Here is a case test. If 7% is the magic number, take a signed copy of Kulchur #1 that came up on eBay. (pdf) I can track this item for close to 10 years. Issues of Kulchur signed by Burroughs are not common. I know of three. One sold at the Lyon sale in 1999 for $120 with premium. One sold awhile back on eBay for $138 and the item in question which sold for $157.50. This shows a slight single digit increase in value over roughly 8 years. It should be noted that the Kulchur sold at the Lyon sale would probably get more than $157 now given the association and the rock solid provenance on the signature: but call it a 7% yearly increase. Yet at $157, this recent copy was a steal. The key is not the final price but who bought it. Note the copy sold to Red Snapper Books. Booksellers of his knowledge and experience do not overpay. In fact they recognize value for a living. He understood this little mag represented an opportunity for profit. If you want this particular issue of Kulchur now, expect to pay around $300. Recently, I have seen signed copies of Kulchur for that amount on Abebooks. They always seem to be signed by Burroughs. Weird. This makes provenance all the more important.

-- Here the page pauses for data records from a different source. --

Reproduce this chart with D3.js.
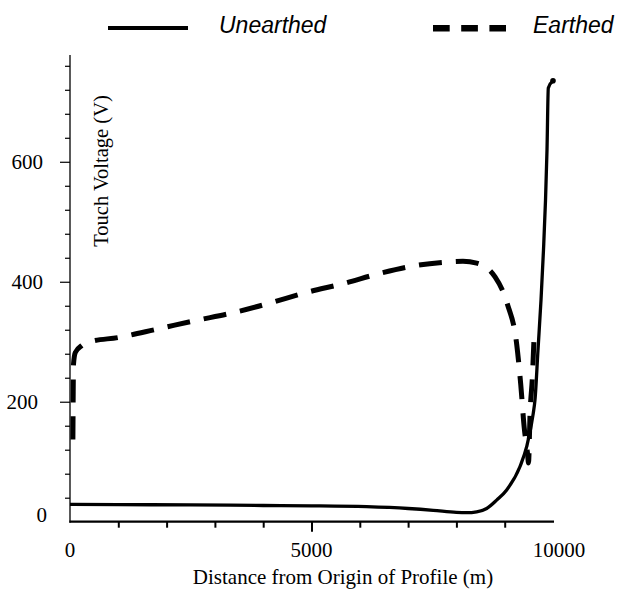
<!DOCTYPE html>
<html>
<head>
<meta charset="utf-8">
<script src="https://cdn.jsdelivr.net/npm/d3@7"></script>
<style>
  html, body { margin: 0; padding: 0; background: #fff; }
  svg { display: block; }
</style>
</head>
<body>
<svg id="chart" width="621" height="590"></svg>
<script>
// ---- data ----
const seriesNames = ["Unearthed", "Earthed"];
const unearthedX = [0, 1000, 2500, 4000, 5000, 6140, 7000, 7520, 8000, 8210, 8420, 8627, 8834, 9041, 9317, 9455, 9592, 9627, 9689, 9752, 9803, 9845, 9876, 9903, 10000];
const unearthedY = [29, 28.5, 28, 27, 26.5, 25, 22, 19, 15.5, 15, 16.5, 22, 36, 53, 92, 125, 181, 203, 286, 370, 453, 536, 620, 723, 735];
const earthedX = [60, 65, 72, 110, 250, 414, 994, 1801, 2581, 3360, 4120, 4886, 5660, 6420, 7163, 7700, 8136, 8420, 8800, 9055, 9248, 9333, 9404, 9472, 9493, 9524, 9575, 9607];
const earthedY = [137, 200, 262, 282, 294, 300, 307, 321, 335, 348, 364, 382, 397, 414, 427, 432, 434, 431, 408, 363, 296, 228, 157, 114, 98, 178, 244, 306];
const yMajorTicks = [200, 400, 600];
const yMinorTicks = [40, 80, 120, 160, 240, 280, 320, 360, 440, 480, 520, 560, 640, 680, 720, 760];
const xMajorTicks = [5000];
const xMinorTicks = [1000, 2000, 3000, 4000, 6000, 7000, 8000, 9000];
const xTickLabels = ["0", "5000", "10000"];
const xLabelValues = [0, 5000, 10000];
const yLabelValues = [0, 200, 400, 600];
const xTitle = "Distance from Origin of Profile (m)";
const yTitle = "Touch Voltage (V)";

// ---- scales ----
const svg = d3.select("#chart");
const x = d3.scaleLinear().domain([0, 10000]).range([70, 553]);
const y = d3.scaleLinear().domain([0, 778]).range([521.7, 55]);

const serif = "'Liberation Serif', 'Times New Roman', serif";
const sans = "'Liberation Sans', Arial, sans-serif";

// ---- axes ----
const yAxisMajor = d3.axisLeft(y).tickValues(yMajorTicks).tickSize(10).tickFormat("");
const yAxisMinor = d3.axisLeft(y).tickValues(yMinorTicks).tickSize(5).tickFormat("");
const xAxisMajor = d3.axisBottom(x).tickValues(xMajorTicks).tickSize(10).tickFormat("");
const xAxisMinor = d3.axisBottom(x).tickValues(xMinorTicks).tickSize(6).tickFormat("");

function styleAxis(g, w) {
  g.select(".domain").remove();
  g.selectAll(".tick line").attr("stroke", "#000").attr("stroke-width", w);
}
svg.append("g").attr("transform", "translate(70,0)").call(yAxisMajor).call(g => styleAxis(g, 1.2));
svg.append("g").attr("transform", "translate(70,0)").call(yAxisMinor).call(g => styleAxis(g, 1.2));
svg.append("g").attr("transform", "translate(0,521.7)").call(xAxisMajor).call(g => styleAxis(g, 2));
svg.append("g").attr("transform", "translate(0,521.7)").call(xAxisMinor).call(g => styleAxis(g, 2));

// axis lines
svg.append("line").attr("x1", x(0)).attr("x2", x(0)).attr("y1", y(778)).attr("y2", y(0) + 1)
  .attr("stroke", "#000").attr("stroke-width", 1.3);
svg.append("line").attr("x1", x(0) - 0.6).attr("x2", x(10000) + 1).attr("y1", y(0)).attr("y2", y(0))
  .attr("stroke", "#000").attr("stroke-width", 2.2);

// tick labels
const yLabelX = {0: 47, 200: 38, 400: 43, 600: 43};
const yLabelDy = {0: 0, 200: 7.5, 400: 7.5, 600: 7.5};
svg.append("g").selectAll("text").data(yLabelValues).join("text")
  .attr("x", d => yLabelX[d]).attr("y", d => y(d) + yLabelDy[d])
  .attr("text-anchor", "end").attr("font-family", serif).attr("font-size", 21)
  .text(d => d);
svg.append("g").selectAll("text").data(xLabelValues).join("text")
  .attr("x", d => x(d) + (d === 10000 ? 6 : 0))
  .attr("y", 556.5).attr("text-anchor", "middle")
  .attr("font-family", serif).attr("font-size", 21)
  .text((d, i) => xTickLabels[i]);

// titles
svg.append("text").attr("x", 343).attr("y", 584).attr("text-anchor", "middle")
  .attr("font-family", serif).attr("font-size", 21).text(xTitle);
svg.append("text").attr("transform", "translate(107.5,171) rotate(-90)").attr("text-anchor", "middle")
  .attr("font-family", serif).attr("font-size", 20.5).text(yTitle);

// ---- lines ----
const unearthed = unearthedX.map((v, i) => [v, unearthedY[i]]);
const earthed = earthedX.map((v, i) => [v, earthedY[i]]);
const line = d3.line().x(d => x(d[0])).y(d => y(d[1])).curve(d3.curveMonotoneX);

svg.append("path").datum(earthed).attr("d", line)
  .attr("fill", "none").attr("stroke", "#000").attr("stroke-width", 5)
  .attr("stroke-dasharray", "23,14");
svg.append("path").datum(unearthed).attr("d", line)
  .attr("fill", "none").attr("stroke", "#000").attr("stroke-width", 3.3)
  .attr("stroke-linejoin", "round");
const last = unearthed[unearthed.length - 1];
svg.append("circle").attr("cx", x(last[0])).attr("cy", y(last[1])).attr("r", 2.8).attr("fill", "#000");

// ---- legend ----
const legend = svg.append("g");
legend.append("line").attr("x1", 108).attr("x2", 188).attr("y1", 28).attr("y2", 28)
  .attr("stroke", "#000").attr("stroke-width", 4);
legend.append("text").attr("x", 219).attr("y", 32.5).attr("font-family", sans)
  .attr("font-style", "italic").attr("font-size", 23).text(seriesNames[0]);
legend.append("line").attr("x1", 433).attr("x2", 506).attr("y1", 28.3).attr("y2", 28.3)
  .attr("stroke", "#000").attr("stroke-width", 6.5).attr("stroke-dasharray", "16.7,11.5");
legend.append("text").attr("x", 533).attr("y", 32.5).attr("font-family", sans)
  .attr("font-style", "italic").attr("font-size", 23).text(seriesNames[1]);
</script>
</body>
</html>
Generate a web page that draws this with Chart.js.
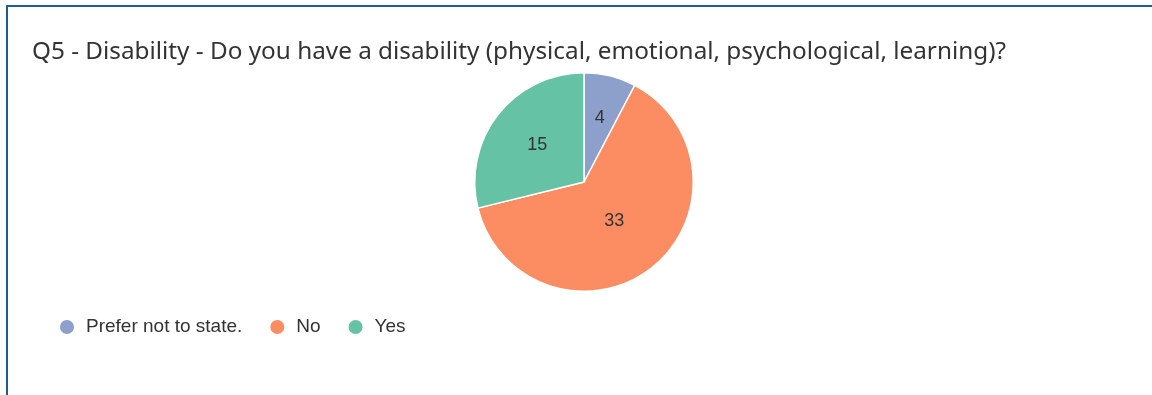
<!DOCTYPE html>
<html>
<head>
<meta charset="utf-8">
<script src="https://cdn.jsdelivr.net/npm/chart.js@4"></script>
<style>
  html, body { margin: 0; padding: 0; background: #fff; overflow: hidden; }
  #frame {
    position: absolute; left: 6px; top: 5px; width: 2000px; height: 2000px;
    border-top: 2px solid #1f5e8c; border-left: 2px solid #1f5e8c;
  }
  #wrap { position: absolute; left: 16px; top: 0; width: 1136px; height: 395px; }
</style>
</head>
<body>
<div id="frame"></div>
<div id="wrap"><canvas id="pieChart"></canvas></div>
<script>
// Chart data
var titleText = 'Q5 - Disability - Do you have a disability (physical, emotional, psychological, learning)?';
var categories = ['Prefer not to state.', 'No', 'Yes'];
var counts = [4, 33, 15];
var sliceColors = ['#8da0cb', '#fc8d62', '#66c2a5'];

// Draw the value of each slice inside it (small slices get the label further out)
var sliceLabels = {
    id: 'sliceLabels',
    afterDatasetsDraw: function(chart) {
        var ctx = chart.ctx;
        var meta = chart.getDatasetMeta(0);
        var total = counts.reduce(function(a, b) { return a + b; }, 0);
        ctx.save();
        ctx.font = '18px "Liberation Sans", Arial, sans-serif';
        ctx.fillStyle = '#333333';
        ctx.textAlign = 'center';
        ctx.textBaseline = 'middle';
        meta.data.forEach(function(arc, i) {
            var p = arc.getProps(['x', 'y', 'startAngle', 'endAngle', 'outerRadius'], true);
            var mid = (p.startAngle + p.endAngle) / 2;
            var r = p.outerRadius * (0.62 - 0.27 * counts[i] / total);
            ctx.fillText(String(counts[i]), p.x + Math.cos(mid) * r, p.y + Math.sin(mid) * r);
        });
        ctx.restore();
    }
};

var ctx = document.getElementById('pieChart').getContext('2d');
var pieChart = new Chart(ctx, {
    type: 'pie',
    data: {
        labels: categories,
        datasets: [{
            data: counts,
            backgroundColor: sliceColors,
            borderColor: '#ffffff',
            borderWidth: 1.5
        }]
    },
    options: {
        responsive: true,
        maintainAspectRatio: false,
        animation: false,
        layout: {
            padding: { left: 16, right: 16, top: 0, bottom: 48.5 }
        },
        plugins: {
            title: {
                display: true,
                text: titleText,
                align: 'start',
                color: '#333333',
                font: { family: '"Noto Sans", sans-serif', size: 24.3, weight: 'normal' },
                padding: { top: 37.3, bottom: 5.5 }
            },
            legend: {
                position: 'bottom',
                align: 'start',
                labels: {
                    usePointStyle: true,
                    pointStyle: 'circle',
                    boxWidth: 19,
                    boxHeight: 11,
                    padding: 25.5,
                    color: '#333333',
                    font: { family: '"Liberation Sans", Arial, sans-serif', size: 19 }
                }
            },
            tooltip: { enabled: false }
        }
    },
    plugins: [sliceLabels]
});
</script>
</body>
</html>
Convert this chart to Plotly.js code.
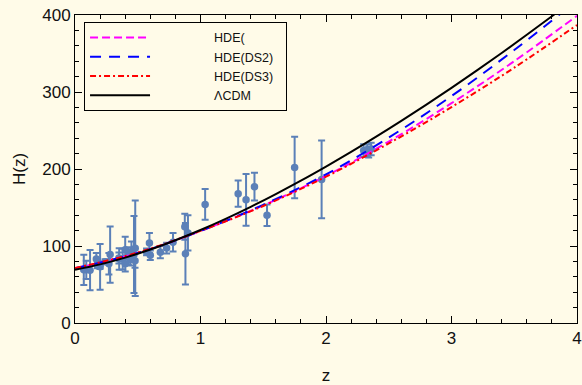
<!DOCTYPE html>
<html>
<head>
<meta charset="utf-8">
<script src="https://cdn.plot.ly/plotly-3.0.1.min.js"></script>
<style>html,body{margin:0;padding:0;background:#fffbe8;}</style>
</head>
<body>
<div id="chart" style="width:582px;height:385px;"></div>
<script>
// Observational H(z) data
const zObs = [0.07,0.09,0.12,0.17,0.179,0.199,0.2,0.24,0.27,0.28,0.35,0.352,0.3802,0.4,0.4004,0.4247,0.43,0.44,0.4497,0.47,0.4783,0.48,0.57,0.593,0.6,0.68,0.73,0.781,0.875,0.88,0.9,1.037,1.3,1.363,1.43,1.53,1.75,1.965,2.3,2.33,2.34,2.36];
const hObs = [69,69,68.6,83,75,75,72.9,79.7,77,88.8,84.4,83,83,95,77,87.1,86.5,82.6,92.8,89,80.9,97,92.4,104,87.9,92,97.3,105,125,90,117,154,168,160,177,140,202,186.5,224,224,222,226];
const hErr = [19.6,12,26.2,8,4,5,29.6,3,14,36.6,7,14,13.5,17,10.2,11.2,3.7,7.8,12.9,50,9,62,4.5,13,6.1,8,7,12,17,40,23,20,17,33.6,18,14,40,50.4,8,8,7,8];

// Model curves
const zModel = [0,0.5,1,1.5,2,2.5,3,3.5,4];
const hHDE1 = [71.1,90.9,119.6,152.7,191,235.7,285.5,340,399];
const hDS2  = [71.1,90.9,119.6,153.5,193,240.8,294.7,354.5,418.8];
const hDS3  = [71.4,91.4,119.6,152,190,233.2,280.4,331.6,387];
const zL = [0,0.2,0.4,0.6,0.8,1,1.2,1.4,1.6,1.8,2,2.2,2.4,2.6,2.8,3,3.2,3.4,3.6,3.8,4];
const hLCDM = [69,76.1,84.9,95.4,107.5,120.8,135.3,150.9,167.5,184.9,203.2,222.2,242,262.5,283.6,305.4,327.7,350.7,374.3,398.4,423];

const names = ['HDE(', 'HDE(DS2)', 'HDE(DS3)', '\u039BCDM'];
const pad = '\u00a0'.repeat(17);
const tail = '\u00a0'.repeat(2);

const ptColor = '#5b80b8';
const traces = [
  {x: zObs, y: hObs, type: 'scatter', mode: 'markers', showlegend: false,
   marker: {color: ptColor, size: 7.5},
   error_y: {type: 'data', array: hErr, visible: true, color: ptColor, thickness: 2, width: 3.5}},
  {x: zModel, y: hHDE1, type: 'scatter', mode: 'lines', name: pad + names[0] + tail,
   line: {color: '#ff00ff', width: 2, dash: '8px,4px', shape: 'spline'}},
  {x: zModel, y: hDS2, type: 'scatter', mode: 'lines', name: pad + names[1] + tail,
   line: {color: '#0000ff', width: 2, dash: '11px,8px', shape: 'spline'}},
  {x: zModel, y: hDS3, type: 'scatter', mode: 'lines', name: pad + names[2] + tail,
   line: {color: '#ff0000', width: 2, dash: '6px,3px,2px,3px', shape: 'spline'}},
  {x: zL, y: hLCDM, type: 'scatter', mode: 'lines', name: pad + names[3] + tail,
   line: {color: '#000000', width: 2, shape: 'spline'}}
];

const fontFam = '"Liberation Sans", Arial, sans-serif';
const axisCommon = {
  showgrid: false, zeroline: false, showline: true, linecolor: '#000', linewidth: 1,
  mirror: 'allticks', ticks: 'inside', ticklen: 7, tickcolor: '#000', tickwidth: 1,
  tickfont: {family: fontFam, size: 17, color: '#111'}
};

const layout = {
  width: 582, height: 385,
  paper_bgcolor: '#fffbe8', plot_bgcolor: '#fffbe8',
  margin: {l: 75, r: 5, t: 15, b: 62},
  font: {family: fontFam, color: '#111'},
  xaxis: Object.assign({}, axisCommon, {
    range: [0, 4], dtick: 1, tick0: 0,
    minor: {dtick: 0.2, ticks: 'inside', ticklen: 4, tickcolor: '#000'},
    title: {text: 'z', font: {family: fontFam, size: 17}, standoff: 21}
  }),
  yaxis: Object.assign({}, axisCommon, {
    range: [0, 400], dtick: 100, tick0: 0,
    minor: {dtick: 20, ticks: 'inside', ticklen: 4, tickcolor: '#000'},
    title: {text: 'H(z)', font: {family: fontFam, size: 17}, standoff: 12}
  }),
  legend: {
    x: 0.018, y: 0.978, xanchor: 'left', yanchor: 'top',
    bgcolor: '#fffbe8', bordercolor: '#000', borderwidth: 1,
    font: {family: fontFam, size: 12.5, color: '#111'},
    itemwidth: 60, tracegroupgap: 0
  },
  showlegend: true
};

Plotly.newPlot('chart', traces, layout, {displayModeBar: false, staticPlot: true});
</script>
</body>
</html>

That said some more mainstream (if I can call them that) Burroughs books have remained stagnant for about a decade. My signed copy of Dead Fingers Talk has not budged in price at all. Same goes for my signed Exterminator! As of now, I would probably not get my money back on these titles. As I have said elsewhere, the 1960s signed Grove titles have gone up steadily. In the 1990s a signed Soft Machine was $200 at a bookstore. Some sellers are now asking over $500 (one wants $700 for a review copy). The Grove Naked Lunch has risen considerably as well. Bookstores are routinely asking $2000 for it (Ken Lopez who can be considered something of a barometer in these things). A price of $3000 is not uncommon and one dealer wants $5000. This is not to say that I could sell my signed Groves for these amounts, but in the next decade I would definitely see a considerable profit and the trend is upward.